SET TASK —
Go through the material and write it all out exactly, minus the pictures.

TASK MATERIAL —

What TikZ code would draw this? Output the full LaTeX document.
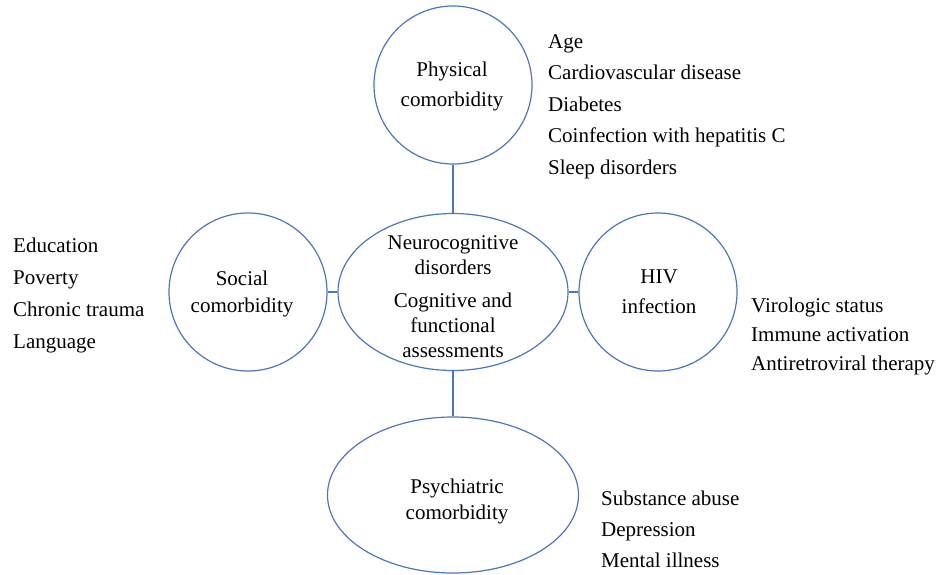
\documentclass[tikz,border=0pt]{standalone}
\usepackage{fontspec}
\setmainfont{Liberation Serif}
\usetikzlibrary{shapes.geometric}
\definecolor{shapeblue}{HTML}{4A76BA}
\begin{document}
\begin{tikzpicture}[x=1pt,y=-1pt,
  bubble/.style={circle,draw=shapeblue,line width=1.2pt,inner sep=0pt,minimum size=158pt},
  oval/.style={ellipse,draw=shapeblue,line width=1.2pt,inner sep=0pt},
  link/.style={draw=shapeblue,line width=1.2pt},
  lbl/.style={inner sep=0pt,align=center,anchor=base,font=\fontsize{21}{27}\selectfont},
  lst/.style={inner sep=0pt,align=left,anchor=base west,font=\fontsize{21}{31.5}\selectfont}]
\useasboundingbox (0,0) rectangle (939,574);
% shapes
\node[bubble] (phys) at (453,85) {};
\node[bubble] (soc) at (248,292) {};
\node[bubble] (hiv) at (658,292) {};
\node[oval,minimum width=230pt,minimum height=157pt] (neuro) at (453,292) {};
\node[oval,minimum width=251pt,minimum height=156pt] (psy) at (453,495) {};
% connectors
\draw[link] (phys.south) -- (neuro.north);
\draw[link] (soc.east) -- (neuro.west);
\draw[link] (neuro.east) -- (hiv.west);
\draw[link] (neuro.south) -- (psy.north);
% labels (anchored at the baseline of the last line)
\node[lbl,font=\fontsize{21}{30}\selectfont] (physt) at (452,106) {Physical\\comorbidity};
\node[lbl] (soct) at (242,312) {Social\\comorbidity};
\node[lbl,font=\fontsize{21}{30}\selectfont] (hivt) at (659,313) {HIV\\infection};
\node[lbl,font=\fontsize{21}{25}\selectfont] (neurot1) at (453,274) {Neurocognitive\\disorders};
\node[lbl,font=\fontsize{21}{25}\selectfont] (neurot2) at (453,357) {Cognitive and\\functional\\assessments};
\node[lbl,font=\fontsize{21}{26}\selectfont] (psyt) at (457,519) {Psychiatric\\comorbidity};
% lists
\node[lst] (physl) at (548,174) {Age\\Cardiovascular disease\\Diabetes\\Coinfection with hepatitis C\\Sleep disorders};
\node[lst,font=\fontsize{21}{32}\selectfont] (socl) at (13,348) {Education\\Poverty\\Chronic trauma\\Language};
\node[lst,font=\fontsize{21}{29}\selectfont] (hivl) at (751,370) {Virologic status\\Immune activation\\Antiretroviral therapy};
\node[lst,font=\fontsize{21}{31}\selectfont] (psyl) at (601,567) {Substance abuse\\Depression\\Mental illness};
\end{tikzpicture}
\end{document}
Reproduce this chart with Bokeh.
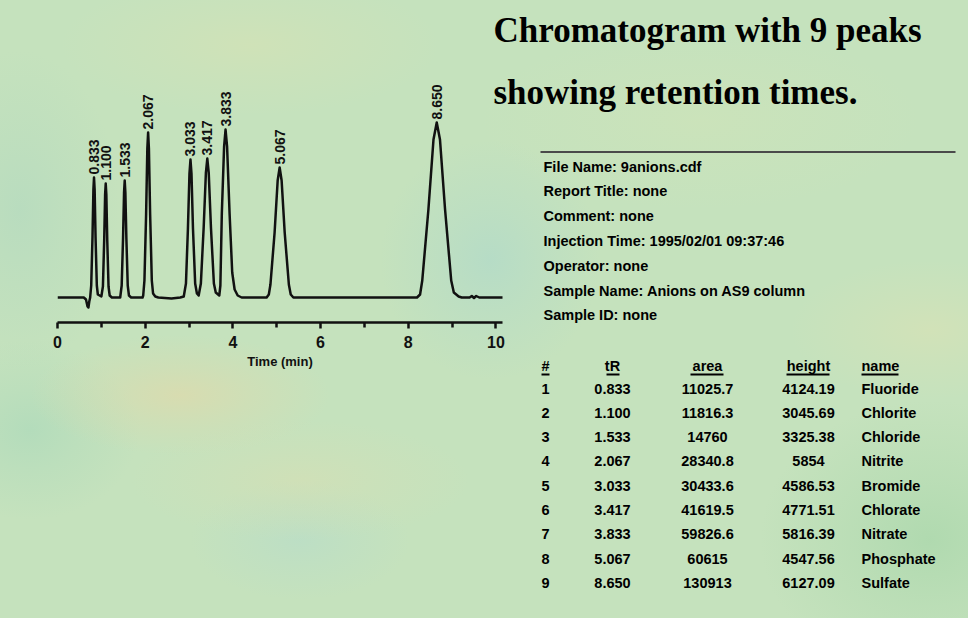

RESPONSE TO THE EXERCISE —
What TikZ code would draw this? Output the full LaTeX document.
\documentclass[tikz,border=0pt]{standalone}
\usepackage{fontspec}
\setmainfont{Liberation Serif}
\usetikzlibrary{shapes.geometric}
\definecolor{shapeblue}{HTML}{4A76BA}
\begin{document}
\begin{tikzpicture}[x=1pt,y=-1pt,
  bubble/.style={circle,draw=shapeblue,line width=1.2pt,inner sep=0pt,minimum size=158pt},
  oval/.style={ellipse,draw=shapeblue,line width=1.2pt,inner sep=0pt},
  link/.style={draw=shapeblue,line width=1.2pt},
  lbl/.style={inner sep=0pt,align=center,anchor=base,font=\fontsize{21}{27}\selectfont},
  lst/.style={inner sep=0pt,align=left,anchor=base west,font=\fontsize{21}{31.5}\selectfont}]
\useasboundingbox (0,0) rectangle (939,574);
% shapes
\node[bubble] (phys) at (453,85) {};
\node[bubble] (soc) at (248,292) {};
\node[bubble] (hiv) at (658,292) {};
\node[oval,minimum width=230pt,minimum height=157pt] (neuro) at (453,292) {};
\node[oval,minimum width=251pt,minimum height=156pt] (psy) at (453,495) {};
% connectors
\draw[link] (phys.south) -- (neuro.north);
\draw[link] (soc.east) -- (neuro.west);
\draw[link] (neuro.east) -- (hiv.west);
\draw[link] (neuro.south) -- (psy.north);
% labels (anchored at the baseline of the last line)
\node[lbl,font=\fontsize{21}{30}\selectfont] (physt) at (452,106) {Physical\\comorbidity};
\node[lbl] (soct) at (242,312) {Social\\comorbidity};
\node[lbl,font=\fontsize{21}{30}\selectfont] (hivt) at (659,313) {HIV\\infection};
\node[lbl,font=\fontsize{21}{25}\selectfont] (neurot1) at (453,274) {Neurocognitive\\disorders};
\node[lbl,font=\fontsize{21}{25}\selectfont] (neurot2) at (453,357) {Cognitive and\\functional\\assessments};
\node[lbl,font=\fontsize{21}{26}\selectfont] (psyt) at (457,519) {Psychiatric\\comorbidity};
% lists
\node[lst] (physl) at (548,174) {Age\\Cardiovascular disease\\Diabetes\\Coinfection with hepatitis C\\Sleep disorders};
\node[lst,font=\fontsize{21}{32}\selectfont] (socl) at (13,348) {Education\\Poverty\\Chronic trauma\\Language};
\node[lst,font=\fontsize{21}{29}\selectfont] (hivl) at (751,370) {Virologic status\\Immune activation\\Antiretroviral therapy};
\node[lst,font=\fontsize{21}{31}\selectfont] (psyl) at (601,567) {Substance abuse\\Depression\\Mental illness};
\end{tikzpicture}
\end{document}
Reproduce this chart with Bokeh.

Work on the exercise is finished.